> > I can't do that: open deleted files.
>
> Tough luck. Either use the same hack as NFS, or have such files
> return -EIO for all operations and give SIGBUS for mappings.
> Maybe just refuse to suspend when there are open deleted files.
> Oh, just create a name in the filesystem root and use that.
> Something like ".8fe4a979.swsusp" would be fine. Whatever!
...and break locking and similar stuff. NFS is not as good as local
filesystem.
> >> NFS faces. Between the suspend and resume, filesystems may be
> >> modified in arbitrary ways.
> >
> > No, you don't want to do that. This is swsusp package, meant to
> > replace suspend-to-disk on your notebook. If you choose random
> > notebook, it will allow you to suspend to disk, but not to suspend,
> > boot X, poweron, boot Y, reboot, boot X.
> >
> > If you do what you described, you'll corrupt your filesystem. It is
> > designed that way.
>
> Not "If", but "When". Somebody has already posted a report of
> doing exactly that, by accident, with a 3-month-old suspension.

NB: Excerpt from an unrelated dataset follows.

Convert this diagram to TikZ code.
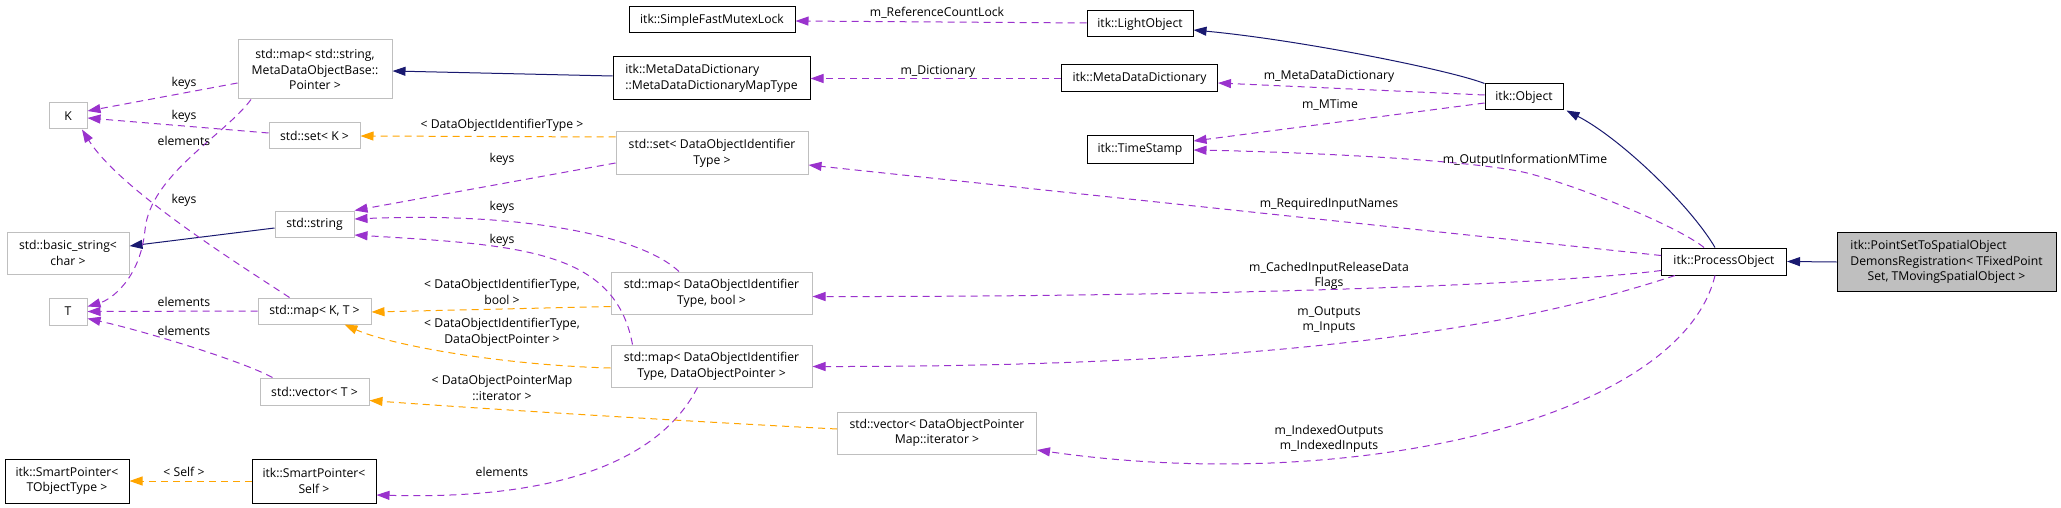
\documentclass[tikz,border=0pt]{standalone}
\usepackage{fontspec}
\setmainfont{Open Sans}
\usetikzlibrary{arrows.meta,calc}
\definecolor{navyc}{HTML}{191970}
\definecolor{purp}{HTML}{9A32CD}
\definecolor{orng}{HTML}{FFA500}
\definecolor{lgray}{HTML}{BFBFBF}
\newcommand\dfont{\fontsize{12.2}{15.6}\selectfont}
\begin{document}
\begin{tikzpicture}[x=1pt,y=-1pt,
  cls/.style={draw=black, line width=1pt, fill=white, inner sep=0pt, align=center, font=\dfont},
  ucls/.style={cls, draw=lgray},
  inh/.style={draw=navyc, line width=1pt, -{Triangle[length=13pt,width=9pt]}},
  use/.style={draw=purp, line width=1pt, dash pattern=on 7pt off 5pt, -{Triangle[length=13pt,width=9pt]}},
  tpl/.style={use, draw=orng},
  lbl/.style={font=\dfont, align=center, inner sep=0pt}]
\fill[white] (0,0) rectangle (2061,508);
\useasboundingbox (0,0) rectangle (2061,508);

% nodes
\node[ucls, minimum width=38pt, minimum height=26pt] (K) at (68,116) {K};
\node[ucls, minimum width=38pt, minimum height=27pt] (T) at (68,311.5) {T};
\node[ucls, minimum width=154pt, minimum height=59pt] (mapstr) at (315,69.5) {std::map< std::string,\\MetaDataObjectBase::\\Pointer >};
\node[ucls, minimum width=91pt, minimum height=26pt] (setK) at (314.5,136) {std::set< K >};
\node[ucls, minimum width=122pt, minimum height=42pt] (bstr) at (68,253) {std::basic\_string<\\char >};
\node[ucls, minimum width=79pt, minimum height=26pt] (str) at (314.5,224) {std::string};
\node[ucls, minimum width=113pt, minimum height=26pt] (mapKT) at (314.5,311) {std::map< K, T >};
\node[ucls, minimum width=109pt, minimum height=27pt] (vecT) at (314.5,391.5) {std::vector< T >};
\node[cls, minimum width=124pt, minimum height=44pt] (spTO) at (67,481) {itk::SmartPointer<\\TObjectType >};
\node[cls, minimum width=124pt, minimum height=44pt] (spSelf) at (314,481) {itk::SmartPointer<\\Self >};
\node[cls, minimum width=166pt, minimum height=26pt] (mutex) at (712,20) {itk::SimpleFastMutexLock};
\node[cls, minimum width=197pt, minimum height=43pt, align=left] (mddmt) at (711.5,78.5) {itk::MetaDataDictionary\\::MetaDataDictionaryMapType};
\node[ucls, minimum width=192pt, minimum height=42pt] (sdoit) at (712,153) {std::set< DataObjectIdentifier\\Type >};
\node[ucls, minimum width=201pt, minimum height=42pt] (mapb) at (711.5,293) {std::map< DataObjectIdentifier\\Type, bool >};
\node[ucls, minimum width=201pt, minimum height=42pt] (mapp) at (711.5,366) {std::map< DataObjectIdentifier\\Type, DataObjectPointer >};
\node[ucls, minimum width=199pt, minimum height=42pt] (vecit) at (937,433) {std::vector< DataObjectPointer\\Map::iterator >};
\node[cls, minimum width=106pt, minimum height=26pt] (light) at (1140,24) {itk::LightObject};
\node[cls, minimum width=156pt, minimum height=27pt] (mdd) at (1139.5,78.5) {itk::MetaDataDictionary};
\node[cls, minimum width=106pt, minimum height=27pt] (ts) at (1140,149.5) {itk::TimeStamp};
\node[cls, minimum width=78pt, minimum height=26pt] (obj) at (1524,97) {itk::Object};
\node[cls, minimum width=125pt, minimum height=27pt] (po) at (1724,261.5) {itk::ProcessObject};
\node[cls, fill=lgray, minimum width=219pt, minimum height=59pt] (ps) at (1946.5,262)
  {\begin{tabular}{@{}l@{}}itk::PointSetToSpatialObject\\DemonsRegistration< TFixedPoint\\\multicolumn{1}{@{}c@{}}{Set, TMovingSpatialObject >}\end{tabular}};

% inheritance
\draw[inh] (ps.west) -- (po.east);
\draw[inh] ($(po.north)+(-9,0)$) .. controls (1690,205) and (1620,138) .. ($(obj.south east)+(3,0)$);
\draw[inh] (obj.north west) .. controls (1450,70) and (1300,40) .. ($(light.east)+(0,6)$);
\draw[inh] ($(mddmt.west)+(0,-2.5)$) -- ($(mapstr.east)+(0,1.5)$);
\draw[inh] ($(str.west)+(0,4)$) -- ($(bstr.east)+(0,-7)$);

% usage (purple)
\draw[use] ($(light.west)+(0,-1)$) -- ($(mutex.east)+(0,1)$);
\draw[use] (mdd.west) -- (mddmt.east);
\draw[use] ($(obj.west)+(0,-2)$) -- ($(mdd.east)+(0,4.5)$);
\draw[use] ($(obj.west)+(0,6)$) -- ($(ts.east)+(0,-8.5)$);
\draw[use] ($(po.north)+(-20,0)$) .. controls (1680,228) and (1590,190) .. (1531,174)
  .. controls (1480,160) and (1300,152) .. ($(ts.east)+(0,0.5)$);
\draw[use] ($(po.west)+(0,-6)$) -- ($(sdoit.east)+(0,12)$);
\draw[use] ($(po.west)+(0,9)$) .. controls (1550,285) and (1200,297) .. ($(mapb.east)+(0,3.5)$);
\draw[use] ($(po.south west)+(14,0)$) .. controls (1540,320) and (1320,367) .. ($(mapp.east)+(0,0.5)$);
\draw[use] ($(po.south)+(-9,0)$) .. controls (1680,420) and (1350,495) .. ($(vecit.east)+(0,17)$);

\draw[use] ($(mapstr.west)+(0,13.5)$) -- ($(K.east)+(0,-5)$);
\draw[use] ($(setK.west)+(0,-3)$) -- ($(K.east)+(0,2)$);
\draw[use] ($(mapstr.south)+(-64,0)$) .. controls (225,135) and (150,175) .. (145,230)
  .. controls (140,280) and (110,300) .. ($(T.east)+(0,-5)$);
\draw[use] ($(mapKT.north)+(-25,0)$) .. controls (240,265) and (120,190) .. ($(K.south)+(14,0)$);
\draw[use] (mapKT.west) -- (T.east);
\draw[use] ($(vecT.north)+(-42,0)$) .. controls (240,360) and (140,330) .. ($(T.east)+(0,7)$);
\draw[use] ($(sdoit.west)+(0,10)$) -- (str.north east);
\draw[use] ($(mapb.north)+(-32.5,0)$) .. controls (640,235) and (520,212) .. ($(str.east)+(0,-5)$);
\draw[use] ($(mapp.north)+(-79,0)$) .. controls (615,250) and (520,245) .. ($(str.east)+(0,11)$);
\draw[use] ($(mapp.south)+(-14,0)$) .. controls (660,460) and (560,500) .. ($(spSelf.east)+(0,14)$);

% template (orange)
\draw[tpl] ($(sdoit.west)+(0,-16)$) -- (setK.east);
\draw[tpl] ($(mapb.west)+(0,13.5)$) -- ($(mapKT.east)+(0,1)$);
\draw[tpl] ($(mapp.west)+(0,2)$) .. controls (500,365) and (390,345) .. ($(mapKT.south east)+(-27,0)$);
\draw[tpl] ($(vecit.west)+(0,-4)$) .. controls (700,422) and (500,410) .. ($(vecT.east)+(0,9)$);
\draw[tpl] (spSelf.west) -- (spTO.east);

% labels
\node[lbl] (l1) at (937,13) {m\_ReferenceCountLock};
\node[lbl] (l2) at (938,71) {m\_Dictionary};
\node[lbl] (l3) at (1329,76) {m\_MetaDataDictionary};
\node[lbl] (l4) at (1330,105) {m\_MTime};
\node[lbl] (l5) at (1525,160) {m\_OutputInformationMTime};
\node[lbl] (l6) at (1329,204) {m\_RequiredInputNames};
\node[lbl] (l7) at (1329,276) {m\_CachedInputReleaseData\\Flags};
\node[lbl] (l8) at (1329,320) {m\_Outputs\\m\_Inputs};
\node[lbl] (l9) at (1329,439) {m\_IndexedOutputs\\m\_IndexedInputs};
\node[lbl] (l10) at (184,83) {keys};
\node[lbl] (l11) at (184,116) {keys};
\node[lbl] (l12) at (184,141) {elements};
\node[lbl] (l13) at (184,200) {keys};
\node[lbl] (l14) at (184,302) {elements};
\node[lbl] (l15) at (184,331) {elements};
\node[lbl] (l16) at (184,472) {< Self >};
\node[lbl] (l17) at (502,125) {< DataObjectIdentifierType >};
\node[lbl] (l18) at (502,159) {keys};
\node[lbl] (l19) at (502,207.5) {keys};
\node[lbl] (l20) at (502,240) {keys};
\node[lbl] (l21) at (502,292) {< DataObjectIdentifierType,\\bool >};
\node[lbl] (l22) at (502,332.5) {< DataObjectIdentifierType,\\DataObjectPointer >};
\node[lbl] (l23) at (502,388) {< DataObjectPointerMap\\::iterator >};
\node[lbl] (l24) at (502,472) {elements};
\end{tikzpicture}
\end{document}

> The filesystems were destroyed.
>
> Right now, swsusp is a serious hazard.
That's why its called experimental ;-).
Currently we have "SWSUSP" signature, SWAP-FILE gets replaced with
SWSUSP on suspend, and SWAP-FILE is written back on resume. That way,
you can not resume two times from one image.
Additional safety measure could be added: on every swapon, check if
"SWSUSP" is there, and replace it with "SWAP-FILE" if so. (Currently
it says -EINVAL). That should make it pretty safe.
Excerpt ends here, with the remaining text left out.